§ Written instruction: Look through the data below. Show each line where the string "this" occurs.

§ Data for processing:
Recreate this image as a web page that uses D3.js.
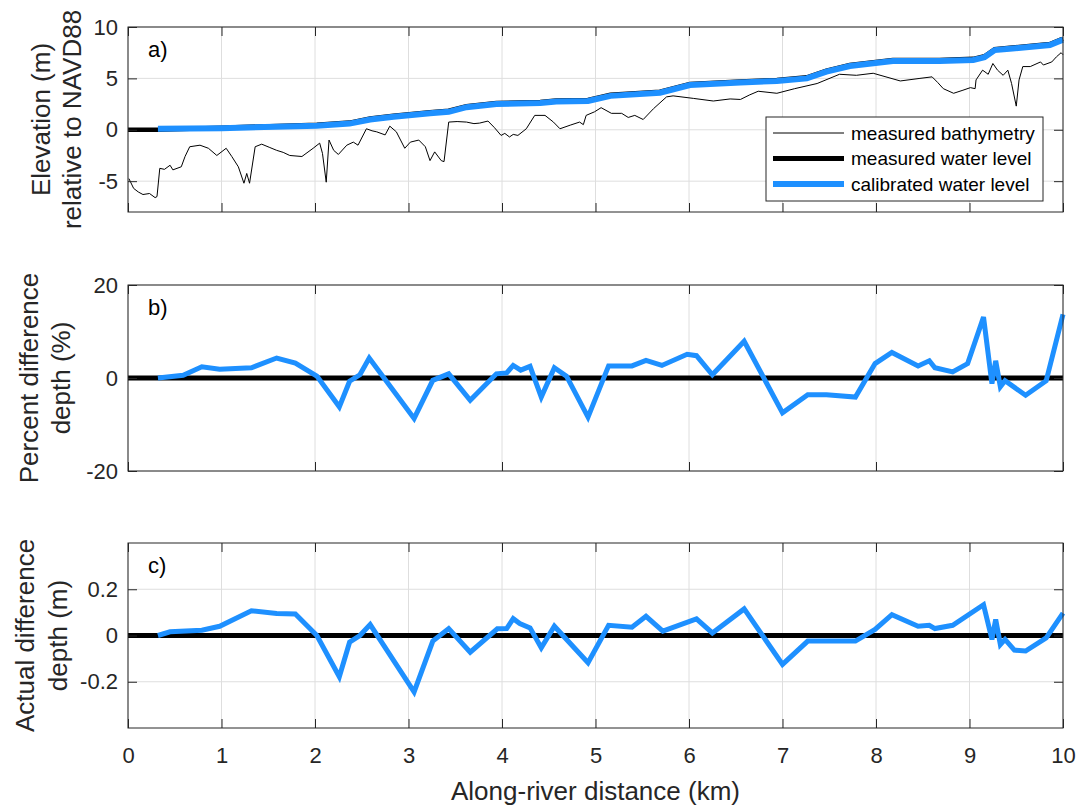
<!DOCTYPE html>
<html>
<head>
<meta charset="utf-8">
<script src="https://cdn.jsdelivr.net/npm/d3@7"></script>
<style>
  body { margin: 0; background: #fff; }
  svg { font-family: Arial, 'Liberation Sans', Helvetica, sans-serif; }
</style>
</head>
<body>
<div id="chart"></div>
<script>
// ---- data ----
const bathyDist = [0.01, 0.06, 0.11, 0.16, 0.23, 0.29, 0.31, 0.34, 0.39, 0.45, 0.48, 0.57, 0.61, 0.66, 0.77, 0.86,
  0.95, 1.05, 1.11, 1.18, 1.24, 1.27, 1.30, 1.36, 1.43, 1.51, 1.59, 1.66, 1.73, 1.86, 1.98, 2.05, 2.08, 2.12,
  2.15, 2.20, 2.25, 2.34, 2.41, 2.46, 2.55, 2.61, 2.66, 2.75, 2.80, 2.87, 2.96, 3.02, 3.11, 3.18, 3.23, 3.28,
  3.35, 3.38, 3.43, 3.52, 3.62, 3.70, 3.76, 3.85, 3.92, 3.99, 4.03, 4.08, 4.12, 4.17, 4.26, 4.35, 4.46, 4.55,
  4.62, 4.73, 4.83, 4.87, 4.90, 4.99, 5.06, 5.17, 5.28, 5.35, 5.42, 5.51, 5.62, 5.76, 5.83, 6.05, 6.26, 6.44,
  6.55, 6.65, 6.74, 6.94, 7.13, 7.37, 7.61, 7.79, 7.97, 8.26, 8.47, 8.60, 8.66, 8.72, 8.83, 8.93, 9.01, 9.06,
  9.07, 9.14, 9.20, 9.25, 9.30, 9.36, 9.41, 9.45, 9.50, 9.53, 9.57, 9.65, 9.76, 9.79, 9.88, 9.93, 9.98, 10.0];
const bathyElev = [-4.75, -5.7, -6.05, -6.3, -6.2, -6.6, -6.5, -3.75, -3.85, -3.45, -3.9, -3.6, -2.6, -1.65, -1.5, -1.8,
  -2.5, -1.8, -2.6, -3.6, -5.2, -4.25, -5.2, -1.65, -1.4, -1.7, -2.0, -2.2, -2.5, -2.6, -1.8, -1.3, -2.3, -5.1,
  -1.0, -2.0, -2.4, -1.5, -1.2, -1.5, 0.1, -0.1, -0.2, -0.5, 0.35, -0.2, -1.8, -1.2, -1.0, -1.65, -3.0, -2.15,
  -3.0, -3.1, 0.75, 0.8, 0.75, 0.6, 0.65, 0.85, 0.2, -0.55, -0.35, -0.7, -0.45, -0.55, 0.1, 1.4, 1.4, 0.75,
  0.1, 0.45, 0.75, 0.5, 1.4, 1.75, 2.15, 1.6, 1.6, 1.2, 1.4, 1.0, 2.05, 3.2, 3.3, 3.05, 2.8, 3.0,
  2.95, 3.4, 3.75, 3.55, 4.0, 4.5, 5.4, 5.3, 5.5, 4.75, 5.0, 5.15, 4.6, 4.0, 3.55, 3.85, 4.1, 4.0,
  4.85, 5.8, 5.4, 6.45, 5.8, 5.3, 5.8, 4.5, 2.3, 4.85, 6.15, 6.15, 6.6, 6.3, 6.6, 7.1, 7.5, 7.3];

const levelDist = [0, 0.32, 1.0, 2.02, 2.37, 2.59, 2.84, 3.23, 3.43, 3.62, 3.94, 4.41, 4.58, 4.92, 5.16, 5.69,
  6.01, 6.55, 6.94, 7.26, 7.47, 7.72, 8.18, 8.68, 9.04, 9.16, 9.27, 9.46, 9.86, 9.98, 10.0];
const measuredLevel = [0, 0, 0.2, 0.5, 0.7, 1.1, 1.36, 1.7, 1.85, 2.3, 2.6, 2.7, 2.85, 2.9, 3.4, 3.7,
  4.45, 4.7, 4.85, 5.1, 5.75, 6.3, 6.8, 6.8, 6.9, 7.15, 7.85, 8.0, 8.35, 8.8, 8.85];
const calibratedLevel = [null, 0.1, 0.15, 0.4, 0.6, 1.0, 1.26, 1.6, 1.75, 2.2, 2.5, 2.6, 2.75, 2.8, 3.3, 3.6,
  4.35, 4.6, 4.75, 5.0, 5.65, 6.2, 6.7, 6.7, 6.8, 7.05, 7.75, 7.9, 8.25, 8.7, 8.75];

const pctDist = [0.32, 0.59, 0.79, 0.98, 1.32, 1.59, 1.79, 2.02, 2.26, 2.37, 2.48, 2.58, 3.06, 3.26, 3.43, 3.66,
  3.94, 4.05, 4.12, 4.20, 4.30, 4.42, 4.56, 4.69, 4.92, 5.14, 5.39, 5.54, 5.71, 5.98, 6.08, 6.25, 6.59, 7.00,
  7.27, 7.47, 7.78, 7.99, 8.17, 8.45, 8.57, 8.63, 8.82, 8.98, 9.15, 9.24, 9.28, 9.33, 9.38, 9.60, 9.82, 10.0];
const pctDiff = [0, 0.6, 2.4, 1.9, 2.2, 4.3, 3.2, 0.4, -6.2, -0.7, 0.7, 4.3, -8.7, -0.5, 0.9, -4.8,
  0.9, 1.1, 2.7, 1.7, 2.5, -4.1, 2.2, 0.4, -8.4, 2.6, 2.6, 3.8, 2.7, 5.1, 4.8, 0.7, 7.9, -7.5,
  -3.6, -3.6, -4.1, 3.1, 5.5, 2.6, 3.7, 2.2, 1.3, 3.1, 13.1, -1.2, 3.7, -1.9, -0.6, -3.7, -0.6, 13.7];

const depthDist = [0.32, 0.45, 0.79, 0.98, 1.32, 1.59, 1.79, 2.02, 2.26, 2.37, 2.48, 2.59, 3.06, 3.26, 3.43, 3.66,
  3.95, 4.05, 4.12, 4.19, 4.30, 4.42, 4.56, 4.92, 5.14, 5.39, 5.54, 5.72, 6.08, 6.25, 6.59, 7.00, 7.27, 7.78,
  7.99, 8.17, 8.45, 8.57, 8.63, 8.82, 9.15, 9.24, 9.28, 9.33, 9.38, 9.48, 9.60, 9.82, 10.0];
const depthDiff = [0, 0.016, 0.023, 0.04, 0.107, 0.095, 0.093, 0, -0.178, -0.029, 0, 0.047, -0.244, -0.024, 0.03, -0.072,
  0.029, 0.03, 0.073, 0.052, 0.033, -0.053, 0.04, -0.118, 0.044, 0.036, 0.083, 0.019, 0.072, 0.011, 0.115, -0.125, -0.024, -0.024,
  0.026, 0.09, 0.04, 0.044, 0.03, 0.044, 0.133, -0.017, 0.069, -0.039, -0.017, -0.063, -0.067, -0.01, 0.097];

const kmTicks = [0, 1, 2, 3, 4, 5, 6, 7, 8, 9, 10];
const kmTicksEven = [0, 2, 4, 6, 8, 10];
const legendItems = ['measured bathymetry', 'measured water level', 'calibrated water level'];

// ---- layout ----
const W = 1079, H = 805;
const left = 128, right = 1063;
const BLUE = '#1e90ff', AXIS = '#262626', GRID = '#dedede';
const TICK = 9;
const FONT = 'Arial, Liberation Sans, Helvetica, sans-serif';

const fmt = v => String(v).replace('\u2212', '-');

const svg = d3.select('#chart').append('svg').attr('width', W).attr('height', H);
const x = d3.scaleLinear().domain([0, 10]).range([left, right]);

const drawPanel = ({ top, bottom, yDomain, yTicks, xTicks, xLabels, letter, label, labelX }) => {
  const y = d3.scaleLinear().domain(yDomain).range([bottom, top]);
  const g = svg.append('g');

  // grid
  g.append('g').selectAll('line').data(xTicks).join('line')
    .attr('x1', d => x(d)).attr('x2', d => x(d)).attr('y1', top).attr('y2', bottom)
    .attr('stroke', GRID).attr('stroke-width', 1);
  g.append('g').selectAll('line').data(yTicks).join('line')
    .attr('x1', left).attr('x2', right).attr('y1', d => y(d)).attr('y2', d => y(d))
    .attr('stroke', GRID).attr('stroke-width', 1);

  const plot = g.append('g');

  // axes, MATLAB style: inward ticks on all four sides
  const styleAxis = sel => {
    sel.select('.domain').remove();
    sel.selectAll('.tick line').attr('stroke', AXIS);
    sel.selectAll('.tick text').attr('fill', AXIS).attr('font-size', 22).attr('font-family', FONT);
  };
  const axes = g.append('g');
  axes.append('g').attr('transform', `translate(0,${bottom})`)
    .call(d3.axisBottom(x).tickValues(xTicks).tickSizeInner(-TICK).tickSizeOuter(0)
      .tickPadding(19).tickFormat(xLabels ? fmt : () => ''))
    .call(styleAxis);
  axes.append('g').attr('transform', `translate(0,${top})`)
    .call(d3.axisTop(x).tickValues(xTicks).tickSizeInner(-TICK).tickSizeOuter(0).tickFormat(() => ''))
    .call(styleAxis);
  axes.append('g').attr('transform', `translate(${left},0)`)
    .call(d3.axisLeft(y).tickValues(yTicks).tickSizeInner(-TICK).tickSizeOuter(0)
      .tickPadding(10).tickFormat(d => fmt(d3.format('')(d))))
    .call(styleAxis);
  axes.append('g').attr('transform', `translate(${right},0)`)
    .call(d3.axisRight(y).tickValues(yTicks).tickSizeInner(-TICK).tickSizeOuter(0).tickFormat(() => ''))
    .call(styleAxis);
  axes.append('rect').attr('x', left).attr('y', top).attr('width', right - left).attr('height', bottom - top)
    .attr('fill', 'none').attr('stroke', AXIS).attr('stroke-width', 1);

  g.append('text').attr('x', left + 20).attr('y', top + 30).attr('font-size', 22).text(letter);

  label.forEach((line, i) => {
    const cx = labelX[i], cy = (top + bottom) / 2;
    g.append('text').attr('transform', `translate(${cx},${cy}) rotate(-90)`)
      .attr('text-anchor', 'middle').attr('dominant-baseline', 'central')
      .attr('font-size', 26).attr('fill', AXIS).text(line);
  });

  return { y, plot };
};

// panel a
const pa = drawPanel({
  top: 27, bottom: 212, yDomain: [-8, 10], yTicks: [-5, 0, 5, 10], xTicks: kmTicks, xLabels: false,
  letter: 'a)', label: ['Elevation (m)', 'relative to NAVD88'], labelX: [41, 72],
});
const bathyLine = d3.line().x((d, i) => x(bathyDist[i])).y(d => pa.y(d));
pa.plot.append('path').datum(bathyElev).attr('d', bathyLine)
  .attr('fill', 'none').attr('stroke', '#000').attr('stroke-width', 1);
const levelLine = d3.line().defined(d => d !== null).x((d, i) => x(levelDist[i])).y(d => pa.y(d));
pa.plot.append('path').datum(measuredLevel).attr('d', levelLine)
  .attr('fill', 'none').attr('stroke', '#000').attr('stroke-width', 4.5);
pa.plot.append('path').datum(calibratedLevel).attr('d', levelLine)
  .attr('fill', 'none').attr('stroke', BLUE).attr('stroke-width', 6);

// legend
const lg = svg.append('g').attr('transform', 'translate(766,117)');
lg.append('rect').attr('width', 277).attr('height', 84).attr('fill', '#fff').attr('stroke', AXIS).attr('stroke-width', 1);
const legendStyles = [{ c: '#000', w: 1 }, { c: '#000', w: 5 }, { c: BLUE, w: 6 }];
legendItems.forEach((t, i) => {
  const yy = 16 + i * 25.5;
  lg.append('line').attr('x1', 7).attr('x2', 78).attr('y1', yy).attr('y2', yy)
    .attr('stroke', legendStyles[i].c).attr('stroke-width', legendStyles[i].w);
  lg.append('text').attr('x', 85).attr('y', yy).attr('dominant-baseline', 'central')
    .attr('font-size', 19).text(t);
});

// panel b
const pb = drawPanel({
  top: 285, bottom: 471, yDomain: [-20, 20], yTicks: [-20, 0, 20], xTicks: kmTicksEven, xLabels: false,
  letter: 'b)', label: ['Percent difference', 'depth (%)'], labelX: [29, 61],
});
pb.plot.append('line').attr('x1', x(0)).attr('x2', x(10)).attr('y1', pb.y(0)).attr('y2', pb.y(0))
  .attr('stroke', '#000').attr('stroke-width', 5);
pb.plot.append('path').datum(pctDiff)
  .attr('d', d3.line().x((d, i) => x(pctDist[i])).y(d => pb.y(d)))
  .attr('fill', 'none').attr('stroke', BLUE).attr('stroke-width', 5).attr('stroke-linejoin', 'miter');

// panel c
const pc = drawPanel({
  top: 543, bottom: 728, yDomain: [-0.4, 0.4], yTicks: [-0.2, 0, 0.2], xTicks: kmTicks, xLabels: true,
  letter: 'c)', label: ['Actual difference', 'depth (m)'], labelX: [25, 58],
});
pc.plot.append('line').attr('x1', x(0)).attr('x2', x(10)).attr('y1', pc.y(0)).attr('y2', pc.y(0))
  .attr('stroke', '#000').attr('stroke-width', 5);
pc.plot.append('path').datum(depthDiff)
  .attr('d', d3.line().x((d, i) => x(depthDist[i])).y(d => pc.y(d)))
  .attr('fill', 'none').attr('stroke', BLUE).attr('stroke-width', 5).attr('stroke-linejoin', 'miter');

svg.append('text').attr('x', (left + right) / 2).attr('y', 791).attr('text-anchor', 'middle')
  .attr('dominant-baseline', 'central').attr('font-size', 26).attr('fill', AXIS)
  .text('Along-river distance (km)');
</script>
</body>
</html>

* * *

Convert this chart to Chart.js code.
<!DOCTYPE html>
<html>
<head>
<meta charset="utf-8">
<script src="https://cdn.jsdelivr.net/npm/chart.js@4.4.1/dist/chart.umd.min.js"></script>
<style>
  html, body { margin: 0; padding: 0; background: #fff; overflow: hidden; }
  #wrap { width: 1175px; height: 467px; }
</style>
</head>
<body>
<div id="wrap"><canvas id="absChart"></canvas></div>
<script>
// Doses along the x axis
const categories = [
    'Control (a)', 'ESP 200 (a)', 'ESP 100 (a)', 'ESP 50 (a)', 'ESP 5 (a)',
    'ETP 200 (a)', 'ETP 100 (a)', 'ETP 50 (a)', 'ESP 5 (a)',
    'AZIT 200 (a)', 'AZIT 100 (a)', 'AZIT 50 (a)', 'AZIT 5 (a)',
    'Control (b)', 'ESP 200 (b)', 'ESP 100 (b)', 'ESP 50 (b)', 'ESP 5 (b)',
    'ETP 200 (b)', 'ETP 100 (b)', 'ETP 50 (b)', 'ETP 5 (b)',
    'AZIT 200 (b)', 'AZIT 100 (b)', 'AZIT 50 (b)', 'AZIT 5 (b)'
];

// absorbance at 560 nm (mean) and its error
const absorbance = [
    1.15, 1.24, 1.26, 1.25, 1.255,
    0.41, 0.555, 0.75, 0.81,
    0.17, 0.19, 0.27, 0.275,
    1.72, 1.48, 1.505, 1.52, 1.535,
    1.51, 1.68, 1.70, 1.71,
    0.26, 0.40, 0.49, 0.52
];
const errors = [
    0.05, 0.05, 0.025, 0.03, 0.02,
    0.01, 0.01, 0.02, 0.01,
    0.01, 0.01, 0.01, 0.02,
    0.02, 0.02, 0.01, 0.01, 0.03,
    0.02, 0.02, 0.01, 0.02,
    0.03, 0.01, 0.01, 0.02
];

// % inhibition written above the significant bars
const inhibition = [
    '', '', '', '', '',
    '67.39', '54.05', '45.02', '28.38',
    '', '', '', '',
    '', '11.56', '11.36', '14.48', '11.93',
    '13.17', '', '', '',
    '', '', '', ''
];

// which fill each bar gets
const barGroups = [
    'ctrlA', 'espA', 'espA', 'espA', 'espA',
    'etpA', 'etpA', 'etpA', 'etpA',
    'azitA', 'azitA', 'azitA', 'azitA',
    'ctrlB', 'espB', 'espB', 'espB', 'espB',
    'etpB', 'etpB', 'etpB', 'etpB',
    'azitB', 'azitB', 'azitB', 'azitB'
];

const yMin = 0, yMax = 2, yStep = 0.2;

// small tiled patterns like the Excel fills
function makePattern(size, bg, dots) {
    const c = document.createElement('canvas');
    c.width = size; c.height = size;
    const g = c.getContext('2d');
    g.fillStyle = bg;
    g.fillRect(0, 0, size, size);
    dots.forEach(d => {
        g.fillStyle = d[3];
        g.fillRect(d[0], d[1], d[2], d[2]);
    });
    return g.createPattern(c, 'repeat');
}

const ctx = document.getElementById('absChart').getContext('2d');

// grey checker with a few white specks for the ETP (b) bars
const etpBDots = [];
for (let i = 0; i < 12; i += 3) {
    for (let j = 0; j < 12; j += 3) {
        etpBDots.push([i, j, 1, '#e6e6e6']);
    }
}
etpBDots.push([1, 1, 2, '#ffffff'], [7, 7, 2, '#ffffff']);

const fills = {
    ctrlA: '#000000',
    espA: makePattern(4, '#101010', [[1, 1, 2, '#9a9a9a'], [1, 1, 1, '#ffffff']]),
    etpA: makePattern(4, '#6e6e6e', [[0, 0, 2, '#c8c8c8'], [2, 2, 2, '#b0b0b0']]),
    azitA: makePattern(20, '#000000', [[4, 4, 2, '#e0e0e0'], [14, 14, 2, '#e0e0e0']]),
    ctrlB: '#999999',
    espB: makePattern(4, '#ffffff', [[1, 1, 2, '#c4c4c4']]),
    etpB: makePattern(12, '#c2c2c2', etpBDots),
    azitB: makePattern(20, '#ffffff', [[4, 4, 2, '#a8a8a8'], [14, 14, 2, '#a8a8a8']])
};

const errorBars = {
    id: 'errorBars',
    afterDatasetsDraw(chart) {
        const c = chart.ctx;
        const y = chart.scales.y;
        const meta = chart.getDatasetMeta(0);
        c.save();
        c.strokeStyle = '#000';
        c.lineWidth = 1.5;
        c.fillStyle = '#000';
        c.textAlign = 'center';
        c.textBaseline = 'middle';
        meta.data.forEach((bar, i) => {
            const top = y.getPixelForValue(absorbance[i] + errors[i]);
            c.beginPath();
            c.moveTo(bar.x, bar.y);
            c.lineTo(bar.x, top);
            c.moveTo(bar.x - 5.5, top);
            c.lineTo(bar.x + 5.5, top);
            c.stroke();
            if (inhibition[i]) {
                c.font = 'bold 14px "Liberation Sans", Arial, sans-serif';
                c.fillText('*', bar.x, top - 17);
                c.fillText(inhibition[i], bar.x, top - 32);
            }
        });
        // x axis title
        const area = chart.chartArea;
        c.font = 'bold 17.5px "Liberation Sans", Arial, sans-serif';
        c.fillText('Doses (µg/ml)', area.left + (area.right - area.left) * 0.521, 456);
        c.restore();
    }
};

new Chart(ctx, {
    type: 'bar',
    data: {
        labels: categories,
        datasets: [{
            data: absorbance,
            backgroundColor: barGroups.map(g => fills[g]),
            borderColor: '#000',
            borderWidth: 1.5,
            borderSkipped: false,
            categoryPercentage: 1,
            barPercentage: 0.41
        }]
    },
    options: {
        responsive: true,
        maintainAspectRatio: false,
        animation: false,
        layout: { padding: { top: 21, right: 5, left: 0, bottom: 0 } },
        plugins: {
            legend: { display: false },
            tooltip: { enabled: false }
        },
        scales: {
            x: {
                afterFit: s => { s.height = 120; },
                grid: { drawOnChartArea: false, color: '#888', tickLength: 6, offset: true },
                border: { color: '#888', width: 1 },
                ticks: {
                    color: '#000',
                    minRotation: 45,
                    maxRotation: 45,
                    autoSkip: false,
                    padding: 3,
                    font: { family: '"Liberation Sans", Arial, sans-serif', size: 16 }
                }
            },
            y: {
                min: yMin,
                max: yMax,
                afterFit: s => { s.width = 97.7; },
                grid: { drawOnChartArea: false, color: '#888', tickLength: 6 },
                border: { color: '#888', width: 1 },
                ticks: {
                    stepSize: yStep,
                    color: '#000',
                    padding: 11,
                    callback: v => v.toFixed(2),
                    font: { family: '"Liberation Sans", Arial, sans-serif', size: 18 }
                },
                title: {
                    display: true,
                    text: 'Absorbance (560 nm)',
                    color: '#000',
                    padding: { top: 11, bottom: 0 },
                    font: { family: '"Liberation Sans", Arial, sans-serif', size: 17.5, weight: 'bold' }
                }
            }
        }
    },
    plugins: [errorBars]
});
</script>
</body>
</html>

§ Answer in full:
Recreate this image as a web page that uses D3.js.
Convert this chart to Chart.js code.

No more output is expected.